Data:
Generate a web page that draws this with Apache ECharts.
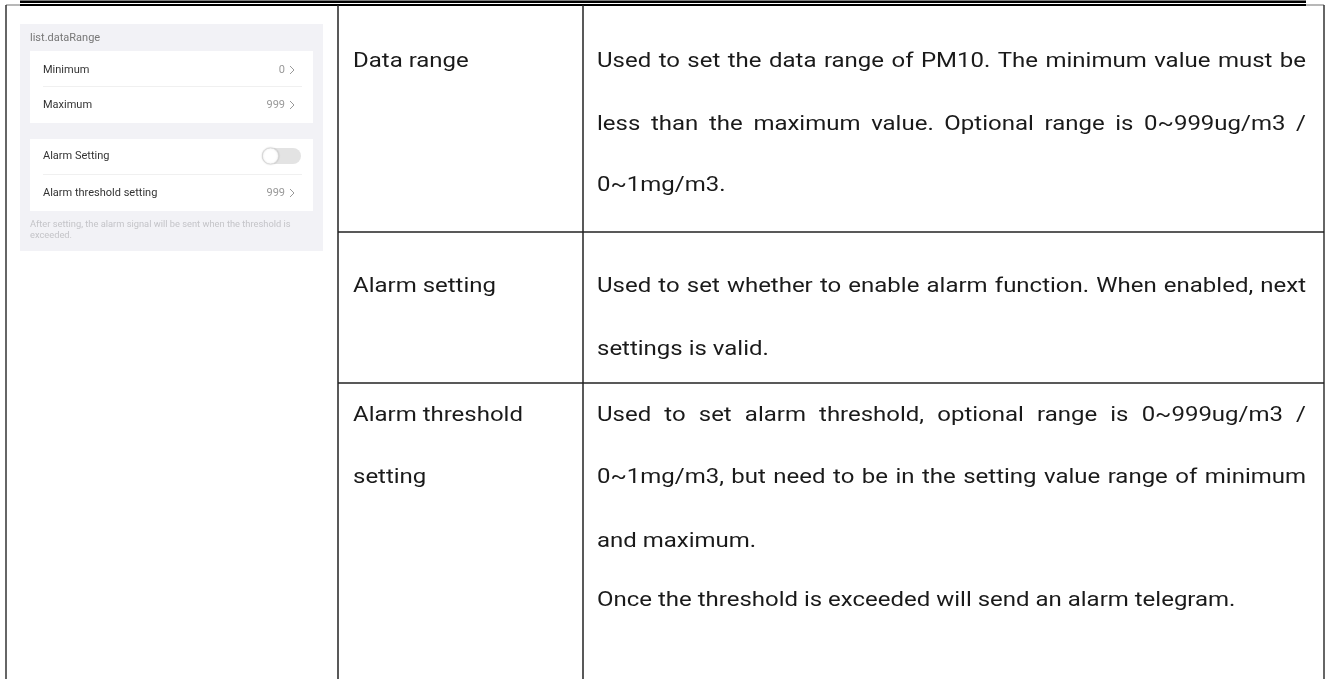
<!DOCTYPE html>
<html><head><meta charset="utf-8">
<script src="https://cdn.jsdelivr.net/npm/echarts@6/dist/echarts.min.js"></script>
<style>html,body{margin:0;padding:0;background:#fff}#c{width:1327px;height:679px}</style>
</head><body><div id="c"></div>
<script>
// ---- content ----
const panelTitle = 'list.dataRange';
const settingNames = ['Minimum', 'Maximum', 'Alarm Setting', 'Alarm threshold setting'];
const settingValues = ['0', '999', null, '999'];
const panelNote = ['After setting, the alarm signal will be sent when the threshold is', 'exceeded.'];
const rowLabels = [['Data range'], ['Alarm setting'], ['Alarm threshold', 'setting']];
const rowDescriptions = [
  ['Used to set the data range of PM10. The minimum value must be',
   'less than the maximum value. Optional range is 0~999ug/m3 /',
   '0~1mg/m3.'],
  ['Used to set whether to enable alarm function. When enabled, next',
   'settings is valid.'],
  ['Used to set alarm threshold, optional range is 0~999ug/m3 /',
   '0~1mg/m3, but need to be in the setting value range of minimum',
   'and maximum.',
   'Once the threshold is exceeded will send an alarm telegram.']
];
const rowJustify = [[true, true, false], [true, false], [true, true, false, false]];

// ---- layout ----
const FONT = '20.5px Roboto';
const SX = 1.17;
const col1 = 338, col2 = 583, leftX = 6, rightX = 1324;
const rowTops = [5, 232, 383];
const labelY = [[62], [287], [416, 478]];
const descY = [[62, 125, 186], [287, 350], [416, 478, 542, 601]];
const descX0 = 597, descX1 = 1306;

const ctx = document.createElement('canvas').getContext('2d');
ctx.font = FONT;
const els = [];
const txt = (x, y, s, font, fill, align) => els.push({type: 'text', style: {x, y, text: s, font, fill, textAlign: align || 'left', textVerticalAlign: 'middle'}});
const btxt = (x, y, s) => els.push({type: 'text', x, y, scaleX: SX, style: {x: 0, y: 0, text: s, font: FONT, fill: '#1a1a1a', textAlign: 'left', textVerticalAlign: 'middle'}});
const line = (x1, y1, x2, y2, w, c) => els.push({type: 'line', shape: {x1, y1, x2, y2}, style: {stroke: c || '#222', lineWidth: w || 1.5}});

// header double rule
els.push({type: 'rect', shape: {x: 20, y: 0.5, width: 1286, height: 2.5}, style: {fill: '#000'}});
els.push({type: 'rect', shape: {x: 20, y: 4, width: 1286, height: 2}, style: {fill: '#000'}});
// table borders
line(leftX, 5, 20, 5, 1.2, '#888');
line(1306, 5, rightX, 5, 1.2, '#888');
line(leftX, 5, leftX, 679, 1.5, '#333');
line(rightX, 5, rightX, 679, 1.5, '#333');
line(col1, 5, col1, 679, 1.5, '#222');
line(col2, 5, col2, 679, 1.5, '#222');
line(col1, rowTops[1], rightX, rowTops[1], 1.5, '#222');
line(col1, rowTops[2], rightX, rowTops[2], 1.5, '#222');

// labels
rowLabels.forEach((ls, r) => ls.forEach((s, i) => btxt(353, labelY[r][i], s)));
// descriptions (justified)
rowDescriptions.forEach((ls, r) => ls.forEach((s, i) => {
  const y = descY[r][i];
  if (!rowJustify[r][i]) { btxt(descX0, y, s); return; }
  const words = s.split(' ');
  const widths = words.map(w => ctx.measureText(w).width * SX);
  const total = widths.reduce((a, b) => a + b, 0);
  const gap = (descX1 - descX0 - total) / (words.length - 1);
  let x = descX0;
  words.forEach((w, k) => { btxt(x, y, w); x += widths[k] + gap; });
}));

// app screenshot panel
const SF = '11px Roboto';
els.push({type: 'rect', shape: {x: 20, y: 24, width: 303, height: 227}, style: {fill: '#f2f2f6'}});
txt(30, 38, panelTitle, SF, '#777');
els.push({type: 'rect', shape: {x: 30, y: 51, width: 283, height: 72}, style: {fill: '#fff'}});
els.push({type: 'rect', shape: {x: 30, y: 139, width: 283, height: 72}, style: {fill: '#fff'}});
line(43, 86.5, 302, 86.5, 1, '#f0f0f0');
line(43, 174.5, 302, 174.5, 1, '#f0f0f0');
const itemY = [70, 105, 156, 193];
settingNames.forEach((s, i) => {
  txt(43, itemY[i], s, SF, '#333');
  if (settingValues[i] !== null) {
    txt(285, itemY[i], settingValues[i], SF, '#999', 'right');
    els.push({type: 'polyline', shape: {points: [[290, itemY[i] - 4], [294, itemY[i]], [290, itemY[i] + 4]]}, style: {stroke: '#999', lineWidth: 1, fill: null}});
  }
});
// toggle
els.push({type: 'rect', shape: {x: 262, y: 148, width: 39, height: 16, r: 8}, style: {fill: '#e3e3e3'}});
els.push({type: 'circle', shape: {cx: 270.5, cy: 156, r: 8}, style: {fill: '#fff', stroke: '#d8d8d8', lineWidth: 0.6, shadowBlur: 2, shadowColor: 'rgba(0,0,0,0.2)'}});
txt(30, 225, panelNote[0], '9.3px Roboto', '#c4c4c8');
txt(30, 236, panelNote[1], '9.3px Roboto', '#c4c4c8');

const chart = echarts.init(document.getElementById('c'), null, {renderer: 'canvas'});
chart.setOption({animation: false, graphic: {elements: els}});
</script></body></html>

Work to be completed:
Please transcribe the material above exactly as written. Leave the pictures out.

The response:
Generate a web page that draws this with Apache ECharts.
<!DOCTYPE html>
<html><head><meta charset="utf-8">
<script src="https://cdn.jsdelivr.net/npm/echarts@6/dist/echarts.min.js"></script>
<style>html,body{margin:0;padding:0;background:#fff}#c{width:1327px;height:679px}</style>
</head><body><div id="c"></div>
<script>
// ---- content ----
const panelTitle = 'list.dataRange';
const settingNames = ['Minimum', 'Maximum', 'Alarm Setting', 'Alarm threshold setting'];
const settingValues = ['0', '999', null, '999'];
const panelNote = ['After setting, the alarm signal will be sent when the threshold is', 'exceeded.'];
const rowLabels = [['Data range'], ['Alarm setting'], ['Alarm threshold', 'setting']];
const rowDescriptions = [
  ['Used to set the data range of PM10. The minimum value must be',
   'less than the maximum value. Optional range is 0~999ug/m3 /',
   '0~1mg/m3.'],
  ['Used to set whether to enable alarm function. When enabled, next',
   'settings is valid.'],
  ['Used to set alarm threshold, optional range is 0~999ug/m3 /',
   '0~1mg/m3, but need to be in the setting value range of minimum',
   'and maximum.',
   'Once the threshold is exceeded will send an alarm telegram.']
];
const rowJustify = [[true, true, false], [true, false], [true, true, false, false]];

// ---- layout ----
const FONT = '20.5px Roboto';
const SX = 1.17;
const col1 = 338, col2 = 583, leftX = 6, rightX = 1324;
const rowTops = [5, 232, 383];
const labelY = [[62], [287], [416, 478]];
const descY = [[62, 125, 186], [287, 350], [416, 478, 542, 601]];
const descX0 = 597, descX1 = 1306;

const ctx = document.createElement('canvas').getContext('2d');
ctx.font = FONT;
const els = [];
const txt = (x, y, s, font, fill, align) => els.push({type: 'text', style: {x, y, text: s, font, fill, textAlign: align || 'left', textVerticalAlign: 'middle'}});
const btxt = (x, y, s) => els.push({type: 'text', x, y, scaleX: SX, style: {x: 0, y: 0, text: s, font: FONT, fill: '#1a1a1a', textAlign: 'left', textVerticalAlign: 'middle'}});
const line = (x1, y1, x2, y2, w, c) => els.push({type: 'line', shape: {x1, y1, x2, y2}, style: {stroke: c || '#222', lineWidth: w || 1.5}});

// header double rule
els.push({type: 'rect', shape: {x: 20, y: 0.5, width: 1286, height: 2.5}, style: {fill: '#000'}});
els.push({type: 'rect', shape: {x: 20, y: 4, width: 1286, height: 2}, style: {fill: '#000'}});
// table borders
line(leftX, 5, 20, 5, 1.2, '#888');
line(1306, 5, rightX, 5, 1.2, '#888');
line(leftX, 5, leftX, 679, 1.5, '#333');
line(rightX, 5, rightX, 679, 1.5, '#333');
line(col1, 5, col1, 679, 1.5, '#222');
line(col2, 5, col2, 679, 1.5, '#222');
line(col1, rowTops[1], rightX, rowTops[1], 1.5, '#222');
line(col1, rowTops[2], rightX, rowTops[2], 1.5, '#222');

// labels
rowLabels.forEach((ls, r) => ls.forEach((s, i) => btxt(353, labelY[r][i], s)));
// descriptions (justified)
rowDescriptions.forEach((ls, r) => ls.forEach((s, i) => {
  const y = descY[r][i];
  if (!rowJustify[r][i]) { btxt(descX0, y, s); return; }
  const words = s.split(' ');
  const widths = words.map(w => ctx.measureText(w).width * SX);
  const total = widths.reduce((a, b) => a + b, 0);
  const gap = (descX1 - descX0 - total) / (words.length - 1);
  let x = descX0;
  words.forEach((w, k) => { btxt(x, y, w); x += widths[k] + gap; });
}));

// app screenshot panel
const SF = '11px Roboto';
els.push({type: 'rect', shape: {x: 20, y: 24, width: 303, height: 227}, style: {fill: '#f2f2f6'}});
txt(30, 38, panelTitle, SF, '#777');
els.push({type: 'rect', shape: {x: 30, y: 51, width: 283, height: 72}, style: {fill: '#fff'}});
els.push({type: 'rect', shape: {x: 30, y: 139, width: 283, height: 72}, style: {fill: '#fff'}});
line(43, 86.5, 302, 86.5, 1, '#f0f0f0');
line(43, 174.5, 302, 174.5, 1, '#f0f0f0');
const itemY = [70, 105, 156, 193];
settingNames.forEach((s, i) => {
  txt(43, itemY[i], s, SF, '#333');
  if (settingValues[i] !== null) {
    txt(285, itemY[i], settingValues[i], SF, '#999', 'right');
    els.push({type: 'polyline', shape: {points: [[290, itemY[i] - 4], [294, itemY[i]], [290, itemY[i] + 4]]}, style: {stroke: '#999', lineWidth: 1, fill: null}});
  }
});
// toggle
els.push({type: 'rect', shape: {x: 262, y: 148, width: 39, height: 16, r: 8}, style: {fill: '#e3e3e3'}});
els.push({type: 'circle', shape: {cx: 270.5, cy: 156, r: 8}, style: {fill: '#fff', stroke: '#d8d8d8', lineWidth: 0.6, shadowBlur: 2, shadowColor: 'rgba(0,0,0,0.2)'}});
txt(30, 225, panelNote[0], '9.3px Roboto', '#c4c4c8');
txt(30, 236, panelNote[1], '9.3px Roboto', '#c4c4c8');

const chart = echarts.init(document.getElementById('c'), null, {renderer: 'canvas'});
chart.setOption({animation: false, graphic: {elements: els}});
</script></body></html>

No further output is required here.